Plus que jamais, les Palestiniens ont droit à une aide sociale, éducative et sanitaire. Mais cette aide – qui absorbe une part considérable de la contribution humanitaire mondiale – peut-elle se faire sans contrôle ni évaluation ? Doit-elle passer par l’UNRWA ou par des opérateurs neutres et spécialisés qui ont fait leurs preuves partout ailleurs dans le monde, comme le Haut-Commissariat des Nations unies pour les réfugiés (HCR), l’Unicef et certaines ONG, par exemple ? S’agissant de fonds publics, la France doit conduire sa propre évaluation, par exemple par la Cour des comptes.

N’y a-t-il pas aujourd’hui une instrumentalisation par la droite israélienne de ce sujet afin de remettre en question l’existence même de l’UNRWA ?

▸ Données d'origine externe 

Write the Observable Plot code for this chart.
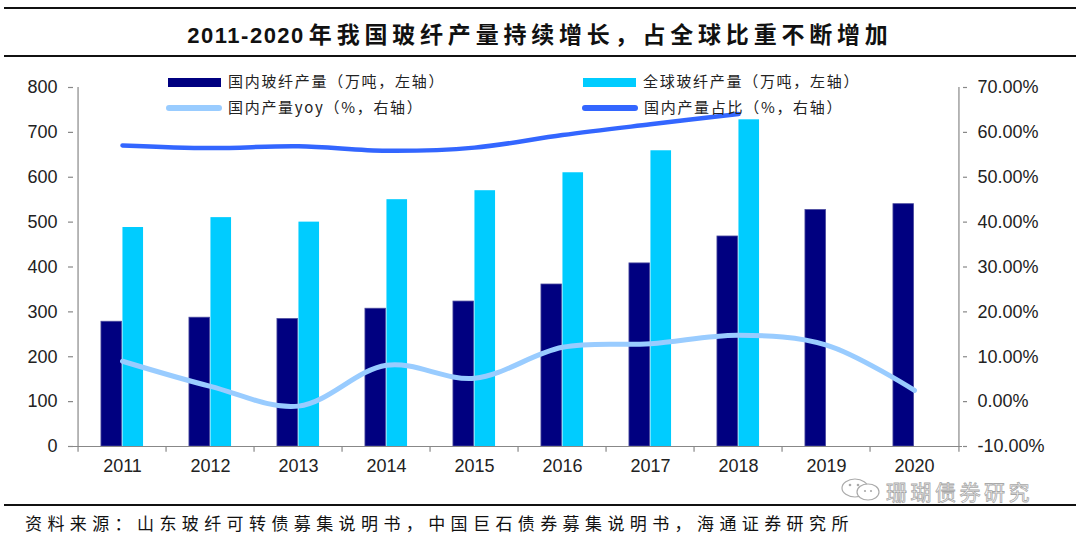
<!DOCTYPE html>
<html>
<head>
<meta charset="utf-8">
<script src="https://cdn.jsdelivr.net/npm/d3@7"></script>
<script src="https://cdn.jsdelivr.net/npm/@observablehq/plot@0.6"></script>
<style>
  html, body { margin: 0; padding: 0; background: #fff; }
  #wrap { position: relative; width: 1080px; height: 542px; overflow: hidden; background: #fff; }
  #chart { position: absolute; left: 0; top: 0; }
  .hline { position: absolute; left: 4px; width: 1072px; height: 2px; background: #111; }
  #title { position: absolute; left: 0; top: 16px; width: 1080px; text-align: center; font-weight: bold; color: #111; white-space: nowrap; }
  #title .num { font-family: "Liberation Sans", Arial, sans-serif; font-size: 22px; letter-spacing: 1.5px; }
  #title .cjk { font-family: "Noto Sans CJK SC", sans-serif; font-size: 23px; letter-spacing: 4.8px; }
  .leg { position: absolute; font-family: "Noto Sans CJK SC", sans-serif; font-size: 15px; letter-spacing: 1.7px; color: #222; white-space: nowrap; line-height: 20px; }
  .sw { position: absolute; }
  #source { position: absolute; left: 25px; top: 510px; font-family: "Noto Sans CJK SC", sans-serif; font-size: 17px; letter-spacing: 5.4px; color: #111; white-space: nowrap; line-height: 26px; }
  #wm { position: absolute; left: 886px; top: 483px; font-family: "Noto Sans CJK SC", sans-serif; font-size: 21px; letter-spacing: 3.5px; color: #fff; -webkit-text-stroke: 0.8px #a8a8a8; white-space: nowrap; line-height: 17px; }
</style>
</head>
<body>
<div id="wrap">
  <div id="chart"></div>
  <div class="hline" style="top:7px"></div>
  <div class="hline" style="top:55px"></div>
  <div id="title"></div>
  <div id="legend"></div>
  <div class="hline" style="top:504px; height:2px;"></div>
  <svg id="wmicon" style="position:absolute;left:838px;top:478px" width="48" height="24" viewBox="0 0 48 24">
    <ellipse cx="17" cy="10" rx="13" ry="9" fill="#fff" stroke="#aaa" stroke-width="1.2"/>
    <ellipse cx="30" cy="14" rx="11" ry="8" fill="#fff" stroke="#aaa" stroke-width="1.2"/>
    <circle cx="12" cy="7" r="1.3" fill="#aaa"/><circle cx="20" cy="7" r="1.3" fill="#aaa"/>
    <circle cx="27" cy="13" r="1.1" fill="#aaa"/><circle cx="33" cy="13" r="1.1" fill="#aaa"/>
  </svg>
  <div id="wm"></div>
  <div id="source"></div>
</div>
<script>
// ---- data ----
const years = ["2011","2012","2013","2014","2015","2016","2017","2018","2019","2020"];
const domesticOutput = [278, 287, 284, 307, 323, 361, 408, 468, 527, 540];   // 万吨, left axis
const globalOutput   = [488, 510, 500, 550, 570, 610, 659, 728, null, null]; // 万吨, left axis
const domesticYoY    = [9.0, 3.4, -1.0, 8.1, 5.2, 12.1, 12.9, 14.8, 12.6, 2.5]; // %, right axis
const domesticShare  = [57.1, 56.5, 56.9, 55.9, 56.6, 59.4, 61.8, 64.1];      // %, right axis
const leftTicks = [0, 100, 200, 300, 400, 500, 600, 700, 800];
const rightTicks = [-10, 0, 10, 20, 30, 40, 50, 60, 70];

const titleNum = "2011-2020";
const titleText = "年我国玻纤产量持续增长，占全球比重不断增加";
const seriesNames = ["国内玻纤产量（万吨，左轴）", "全球玻纤产量（万吨，左轴）", "国内产量yoy（%，右轴）", "国内产量占比（%，右轴）"];
const sourceText = "资料来源：山东玻纤可转债募集说明书，中国巨石债券募集说明书，海通证券研究所";
const watermark = "珊瑚债券研究";

const colors = { domestic: "#000080", global: "#00CCFF", yoy: "#99CCFF", share: "#3366FF" };

// right axis (-10%..70%) mapped onto left domain (0..800)
const toLeft = p => (p + 10) * 10;

const dom = years.map((y, i) => ({ year: y, v: domesticOutput[i] }));
const glo = years.map((y, i) => ({ year: y, v: globalOutput[i] })).filter(d => d.v != null);
const yoy = years.map((y, i) => ({ year: y, v: domesticYoY[i] }));
const shr = domesticShare.map((v, i) => ({ year: years[i], v }));

const W = 1080, H = 542, mL = 73, mR = 118, mT = 87, mB = 96;
const band = (W - mL - mR) / years.length;
const barW = 21.5;

const chart = Plot.plot({
  width: W, height: H,
  marginLeft: mL, marginRight: mR, marginTop: mT, marginBottom: mB,
  style: { fontFamily: "'Liberation Sans', Arial, sans-serif", fontSize: "18px", color: "#222", background: "transparent", overflow: "visible" },
  x: { type: "band", domain: years, padding: 0 },
  y: { domain: [0, 800] },
  marks: [
    Plot.barY(dom, { x: "year", y: "v", fill: colors.domestic, stroke: "#4b4b9e", strokeWidth: 0.8, insetLeft: band / 2 - barW, insetRight: band / 2 }),
    Plot.barY(glo, { x: "year", y: "v", fill: colors.global, insetLeft: band / 2, insetRight: band / 2 - barW }),
    Plot.ruleY([0], { stroke: "#888", strokeWidth: 1.2 }),
    Plot.ruleX(years, { x: d => d, y1: 0, y2: -13, dx: -band / 2, stroke: "#888", strokeWidth: 1.2 }),
    Plot.ruleX([years[years.length - 1]], { x: d => d, y1: 0, y2: -13, dx: band / 2, stroke: "#888", strokeWidth: 1.2 }),
    Plot.ruleX([years[0]], { x: d => d, y1: 0, y2: 800, dx: -band / 2, stroke: "#888", strokeWidth: 1.2 }),
    Plot.ruleX([years[years.length - 1]], { x: d => d, y1: 0, y2: 800, dx: band / 2, stroke: "#888", strokeWidth: 1.2 }),
    Plot.lineY(yoy, { x: "year", y: d => toLeft(d.v), stroke: colors.yoy, strokeWidth: 5, curve: "catmull-rom", strokeLinecap: "round" }),
    Plot.lineY(shr, { x: "year", y: d => toLeft(d.v), stroke: colors.share, strokeWidth: 4.5, curve: "catmull-rom", strokeLinecap: "round" }),
    Plot.axisY({ anchor: "left", ticks: leftTicks, tickSize: 5, tickPadding: 11, label: null, stroke: "#888", strokeWidth: 1.2, fill: "#222" }),
    Plot.axisY({ anchor: "right", ticks: rightTicks.map(toLeft), tickFormat: d => (d / 10 - 10).toFixed(2) + "%", tickSize: 4, tickPadding: 11, label: null, stroke: "#888", strokeWidth: 1.2, fill: "#222" }),
    Plot.axisX({ tickSize: 0, tickPadding: 13, label: null, fill: "#222" })
  ]
});
document.getElementById("chart").appendChild(chart);

// title
document.getElementById("title").innerHTML =
  `<span class="num">${titleNum}</span> <span class="cjk">${titleText}</span>`;

// legend
const legend = document.getElementById("legend");
const legItems = [
  { name: seriesNames[0], color: colors.domestic, kind: "rect", x: 168, y: 82 },
  { name: seriesNames[1], color: colors.global, kind: "rect", x: 583, y: 82 },
  { name: seriesNames[2], color: colors.yoy, kind: "line", x: 166, y: 108 },
  { name: seriesNames[3], color: colors.share, kind: "line", x: 582, y: 108 }
];
for (const it of legItems) {
  const sw = document.createElement("div");
  sw.className = "sw";
  if (it.kind === "rect") {
    Object.assign(sw.style, { left: it.x + "px", top: (it.y - 4) + "px", width: "53px", height: "9px", background: it.color });
  } else {
    Object.assign(sw.style, { left: it.x + "px", top: (it.y - 3) + "px", width: "56px", height: "6px", background: it.color, borderRadius: "3px" });
  }
  legend.appendChild(sw);
  const t = document.createElement("div");
  t.className = "leg";
  t.textContent = it.name;
  Object.assign(t.style, { left: (it.kind === "rect" ? it.x + 60 : it.x + 62) + "px", top: (it.y - 11) + "px" });
  legend.appendChild(t);
}

document.getElementById("source").textContent = sourceText;
document.getElementById("wm").textContent = watermark;
</script>
</body>
</html>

Il y a, d’un côté, le gouvernement israélien, qui veut “la peau de l’UNRWA” et, de l’autre, le secrétaire général des Nations unies, qui veut à tout prix “sauver l’UNRWA”. Ce qui me frappe, c’est que personne ne se pose la question dans ces termes : cette institution a-t-elle rempli sa mission ? A-t-elle, en soixante-dix ans, servi efficacement la cause de la paix ? Est-elle suffisamment indépendante ? Dispose-t-on d’une visibilité suffisante sur son action ? Ces questions-là sont légitimes et la gauche israélienne les pose depuis des décennies.

Au vu de la situation alarmante sur le plan humanitaire à Gaza, est-ce vraiment le moment de remettre en question le rôle de l’UNRWA ?

D’un côté, c’est le pire moment, parce que les populations civiles palestiniennes sont très durement éprouvées et qu’elles ont plus que jamais le droit d’être secourues et assistées. D’un autre, après ce qu’il s’est passé, on ne peut pas faire l’impasse sur ces questions : comment l’UNRWA ne s’est-elle pas aperçue qu’un massacre de l’ampleur de celui du 7 octobre se préparait avec certains de ses salariés, dans ses infrastructures et à l’aide de son matériel ? Quelle est sa part de responsabilité dans cette tragédie dont souffrent tant de civils innocents de part et d’autre ? Il faut donc impérativement maintenir une aide d’urgence – et même prévoir une aide massive à la reconstruction après le conflit – et remettre totalement à plat les missions de l’UNRWA, son fonctionnement et sa gouvernance.